#### REQUEST:
Copy the lines below as they are; omit the images they contain.
GIVEN MATERIAL start
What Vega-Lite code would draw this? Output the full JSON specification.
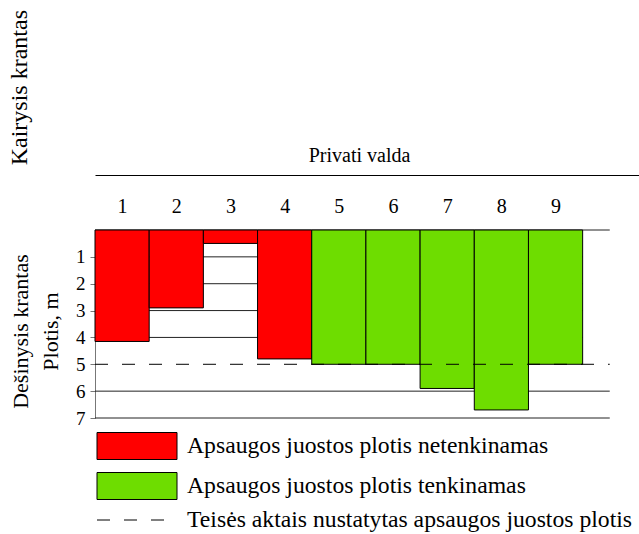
{
  "$schema": "https://vega.github.io/schema/vega-lite/v6.json",
  "autosize": {"type": "none"},
  "width": 544,
  "height": 188,
  "padding": {"left": 95, "top": 230, "right": 0, "bottom": 116},
  "background": "white",
  "config": {
    "view": {"stroke": null},
    "font": "Liberation Serif",
    "axis": {"labelOverlap": false}
  },
  "title": {
    "text": "Kairysis krantas",
    "orient": "left",
    "anchor": "end",
    "frame": "group",
    "font": "Liberation Serif",
    "fontSize": 24,
    "fontWeight": "normal",
    "color": "black",
    "offset": -20,
    "dx": 220,
    "dy": 3
  },
  "datasets": {
    "parcels": [
      {"n": 1, "depth": 4.15, "status": "Apsaugos juostos plotis netenkinamas"},
      {"n": 2, "depth": 2.9, "status": "Apsaugos juostos plotis netenkinamas"},
      {"n": 3, "depth": 0.5, "status": "Apsaugos juostos plotis netenkinamas"},
      {"n": 4, "depth": 4.8, "status": "Apsaugos juostos plotis netenkinamas"},
      {"n": 5, "depth": 5.0, "status": "Apsaugos juostos plotis tenkinamas"},
      {"n": 6, "depth": 5.0, "status": "Apsaugos juostos plotis tenkinamas"},
      {"n": 7, "depth": 5.9, "status": "Apsaugos juostos plotis tenkinamas"},
      {"n": 8, "depth": 6.7, "status": "Apsaugos juostos plotis tenkinamas"},
      {"n": 9, "depth": 5.0, "status": "Apsaugos juostos plotis tenkinamas"}
    ],
    "gridFull": [{"depth": 0}, {"depth": 6}, {"depth": 7}],
    "gridShort": [{"depth": 1}, {"depth": 2}, {"depth": 3}, {"depth": 4}],
    "legal": [{"depth": 5, "label": "Teisės aktais nustatytas apsaugos juostos plotis"}]
  },
  "layer": [
    {
      "data": {"name": "gridFull"},
      "mark": {"type": "rule", "color": "#222", "strokeWidth": 1},
      "encoding": {
        "x": {"datum": 0.5, "type": "quantitative"},
        "x2": {"datum": 10},
        "y": {
          "field": "depth",
          "type": "quantitative",
          "axis": {"values": [1, 2, 3, 4, 5, 6, 7], "labelOverlap": false, "title": ["Dešinysis krantas", "Plotis, m"]}
        }
      }
    },
    {
      "data": {"name": "gridShort"},
      "mark": {"type": "rule", "color": "#222", "strokeWidth": 1},
      "encoding": {
        "x": {"datum": 0.5, "type": "quantitative"},
        "x2": {"datum": 9.5},
        "y": {
          "field": "depth",
          "type": "quantitative",
          "axis": {"values": [1, 2, 3, 4, 5, 6, 7], "labelOverlap": false, "title": ["Dešinysis krantas", "Plotis, m"]}
        }
      }
    },
    {
      "data": {"name": "parcels"},
      "mark": {"type": "bar", "orient": "vertical", "width": 54.18, "stroke": "black", "strokeWidth": 1},
      "encoding": {
        "x": {
          "field": "n",
          "type": "quantitative",
          "scale": {"domain": [0.5, 10.54], "nice": false, "zero": false, "padding": 0},
          "axis": {
            "orient": "top",
            "values": [1, 2, 3, 4, 5, 6, 7, 8, 9],
            "format": "d",
            "grid": false,
            "ticks": false,
            "tickSize": 0,
            "domain": true,
            "domainColor": "black",
            "domainWidth": 1,
            "offset": 55,
            "labelPadding": -37,
            "labelBaseline": "alphabetic",
            "labelFont": "Liberation Serif",
            "labelFontSize": 20,
            "labelColor": "black",
            "labelFlush": false,
            "labelOverlap": false,
            "title": "Privati valda",
            "titleFont": "Liberation Serif",
            "titleFontSize": 20,
            "titleFontWeight": "normal",
            "titleColor": "black",
            "titleX": 264,
            "titleY": -14,
            "titleAlign": "center",
            "titleBaseline": "alphabetic"
          }
        },
        "y": {
          "field": "depth",
          "type": "quantitative",
          "scale": {"domain": [0, 7], "reverse": true, "nice": false, "padding": 0},
          "axis": {
            "orient": "left",
            "values": [1, 2, 3, 4, 5, 6, 7],
            "grid": false,
            "domainColor": "#777",
            "tickColor": "#777",
            "tickSize": 5,
            "labelPadding": 5,
            "labelFont": "Liberation Serif",
            "labelFontSize": 19,
            "labelColor": "black",
            "labelFlush": false,
            "labelOverlap": false,
            "title": ["Dešinysis krantas", "Plotis, m"],
            "titleFont": "Liberation Serif",
            "titleFontSize": 22,
            "titleFontWeight": "normal",
            "titleColor": "black",
            "titleX": -68,
            "titleY": 101,
            "titleAngle": 270,
            "titleAlign": "center",
            "titleBaseline": "alphabetic",
            "titleLineHeight": 30
          }
        },
        "color": {
          "field": "status",
          "type": "nominal",
          "scale": {
            "domain": ["Apsaugos juostos plotis netenkinamas", "Apsaugos juostos plotis tenkinamas"],
            "range": ["#ff0000", "#6edd00"]
          },
          "legend": {
            "title": null,
            "orient": "none",
            "legendX": 28,
            "legendY": 202,
            "direction": "vertical",
            "padding": 0,
            "symbolType": "M-2.963,-1H2.963V1H-2.963Z",
            "symbolSize": 729,
            "symbolStrokeColor": "black",
            "symbolStrokeWidth": 1,
            "symbolOpacity": 1,
            "labelFont": "Liberation Serif",
            "labelFontSize": 23.7,
            "labelColor": "black",
            "labelOffset": 36,
            "labelLimit": 600,
            "rowPadding": 8
          }
        }
      }
    },
    {
      "data": {"name": "legal"},
      "mark": {"type": "rule", "color": "black", "strokeWidth": 1},
      "encoding": {
        "x": {"datum": 0.5, "type": "quantitative"},
        "x2": {"datum": 10},
        "y": {
          "field": "depth",
          "type": "quantitative",
          "axis": {"values": [1, 2, 3, 4, 5, 6, 7], "labelOverlap": false, "title": ["Dešinysis krantas", "Plotis, m"]}
        },
        "strokeDash": {
          "field": "label",
          "type": "nominal",
          "scale": {"range": [[13, 14]]},
          "legend": {
            "title": null,
            "orient": "none",
            "legendX": 28,
            "legendY": 276,
            "padding": 0,
            "symbolType": "M-2.963,0H2.963",
            "symbolSize": 729,
            "symbolStrokeColor": "black",
            "symbolStrokeWidth": 1,
            "labelFont": "Liberation Serif",
            "labelFontSize": 23.7,
            "labelColor": "black",
            "labelOffset": 36,
            "labelLimit": 600
          }
        }
      }
    }
  ]
}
GIVEN MATERIAL end
#### RESPONSE:
What Vega-Lite code would draw this? Output the full JSON specification.
{
  "$schema": "https://vega.github.io/schema/vega-lite/v6.json",
  "autosize": {"type": "none"},
  "width": 544,
  "height": 188,
  "padding": {"left": 95, "top": 230, "right": 0, "bottom": 116},
  "background": "white",
  "config": {
    "view": {"stroke": null},
    "font": "Liberation Serif",
    "axis": {"labelOverlap": false}
  },
  "title": {
    "text": "Kairysis krantas",
    "orient": "left",
    "anchor": "end",
    "frame": "group",
    "font": "Liberation Serif",
    "fontSize": 24,
    "fontWeight": "normal",
    "color": "black",
    "offset": -20,
    "dx": 220,
    "dy": 3
  },
  "datasets": {
    "parcels": [
      {"n": 1, "depth": 4.15, "status": "Apsaugos juostos plotis netenkinamas"},
      {"n": 2, "depth": 2.9, "status": "Apsaugos juostos plotis netenkinamas"},
      {"n": 3, "depth": 0.5, "status": "Apsaugos juostos plotis netenkinamas"},
      {"n": 4, "depth": 4.8, "status": "Apsaugos juostos plotis netenkinamas"},
      {"n": 5, "depth": 5.0, "status": "Apsaugos juostos plotis tenkinamas"},
      {"n": 6, "depth": 5.0, "status": "Apsaugos juostos plotis tenkinamas"},
      {"n": 7, "depth": 5.9, "status": "Apsaugos juostos plotis tenkinamas"},
      {"n": 8, "depth": 6.7, "status": "Apsaugos juostos plotis tenkinamas"},
      {"n": 9, "depth": 5.0, "status": "Apsaugos juostos plotis tenkinamas"}
    ],
    "gridFull": [{"depth": 0}, {"depth": 6}, {"depth": 7}],
    "gridShort": [{"depth": 1}, {"depth": 2}, {"depth": 3}, {"depth": 4}],
    "legal": [{"depth": 5, "label": "Teisės aktais nustatytas apsaugos juostos plotis"}]
  },
  "layer": [
    {
      "data": {"name": "gridFull"},
      "mark": {"type": "rule", "color": "#222", "strokeWidth": 1},
      "encoding": {
        "x": {"datum": 0.5, "type": "quantitative"},
        "x2": {"datum": 10},
        "y": {
          "field": "depth",
          "type": "quantitative",
          "axis": {"values": [1, 2, 3, 4, 5, 6, 7], "labelOverlap": false, "title": ["Dešinysis krantas", "Plotis, m"]}
        }
      }
    },
    {
      "data": {"name": "gridShort"},
      "mark": {"type": "rule", "color": "#222", "strokeWidth": 1},
      "encoding": {
        "x": {"datum": 0.5, "type": "quantitative"},
        "x2": {"datum": 9.5},
        "y": {
          "field": "depth",
          "type": "quantitative",
          "axis": {"values": [1, 2, 3, 4, 5, 6, 7], "labelOverlap": false, "title": ["Dešinysis krantas", "Plotis, m"]}
        }
      }
    },
    {
      "data": {"name": "parcels"},
      "mark": {"type": "bar", "orient": "vertical", "width": 54.18, "stroke": "black", "strokeWidth": 1},
      "encoding": {
        "x": {
          "field": "n",
          "type": "quantitative",
          "scale": {"domain": [0.5, 10.54], "nice": false, "zero": false, "padding": 0},
          "axis": {
            "orient": "top",
            "values": [1, 2, 3, 4, 5, 6, 7, 8, 9],
            "format": "d",
            "grid": false,
            "ticks": false,
            "tickSize": 0,
            "domain": true,
            "domainColor": "black",
            "domainWidth": 1,
            "offset": 55,
            "labelPadding": -37,
            "labelBaseline": "alphabetic",
            "labelFont": "Liberation Serif",
            "labelFontSize": 20,
            "labelColor": "black",
            "labelFlush": false,
            "labelOverlap": false,
            "title": "Privati valda",
            "titleFont": "Liberation Serif",
            "titleFontSize": 20,
            "titleFontWeight": "normal",
            "titleColor": "black",
            "titleX": 264,
            "titleY": -14,
            "titleAlign": "center",
            "titleBaseline": "alphabetic"
          }
        },
        "y": {
          "field": "depth",
          "type": "quantitative",
          "scale": {"domain": [0, 7], "reverse": true, "nice": false, "padding": 0},
          "axis": {
            "orient": "left",
            "values": [1, 2, 3, 4, 5, 6, 7],
            "grid": false,
            "domainColor": "#777",
            "tickColor": "#777",
            "tickSize": 5,
            "labelPadding": 5,
            "labelFont": "Liberation Serif",
            "labelFontSize": 19,
            "labelColor": "black",
            "labelFlush": false,
            "labelOverlap": false,
            "title": ["Dešinysis krantas", "Plotis, m"],
            "titleFont": "Liberation Serif",
            "titleFontSize": 22,
            "titleFontWeight": "normal",
            "titleColor": "black",
            "titleX": -68,
            "titleY": 101,
            "titleAngle": 270,
            "titleAlign": "center",
            "titleBaseline": "alphabetic",
            "titleLineHeight": 30
          }
        },
        "color": {
          "field": "status",
          "type": "nominal",
          "scale": {
            "domain": ["Apsaugos juostos plotis netenkinamas", "Apsaugos juostos plotis tenkinamas"],
            "range": ["#ff0000", "#6edd00"]
          },
          "legend": {
            "title": null,
            "orient": "none",
            "legendX": 28,
            "legendY": 202,
            "direction": "vertical",
            "padding": 0,
            "symbolType": "M-2.963,-1H2.963V1H-2.963Z",
            "symbolSize": 729,
            "symbolStrokeColor": "black",
            "symbolStrokeWidth": 1,
            "symbolOpacity": 1,
            "labelFont": "Liberation Serif",
            "labelFontSize": 23.7,
            "labelColor": "black",
            "labelOffset": 36,
            "labelLimit": 600,
            "rowPadding": 8
          }
        }
      }
    },
    {
      "data": {"name": "legal"},
      "mark": {"type": "rule", "color": "black", "strokeWidth": 1},
      "encoding": {
        "x": {"datum": 0.5, "type": "quantitative"},
        "x2": {"datum": 10},
        "y": {
          "field": "depth",
          "type": "quantitative",
          "axis": {"values": [1, 2, 3, 4, 5, 6, 7], "labelOverlap": false, "title": ["Dešinysis krantas", "Plotis, m"]}
        },
        "strokeDash": {
          "field": "label",
          "type": "nominal",
          "scale": {"range": [[13, 14]]},
          "legend": {
            "title": null,
            "orient": "none",
            "legendX": 28,
            "legendY": 276,
            "padding": 0,
            "symbolType": "M-2.963,0H2.963",
            "symbolSize": 729,
            "symbolStrokeColor": "black",
            "symbolStrokeWidth": 1,
            "labelFont": "Liberation Serif",
            "labelFontSize": 23.7,
            "labelColor": "black",
            "labelOffset": 36,
            "labelLimit": 600
          }
        }
      }
    }
  ]
}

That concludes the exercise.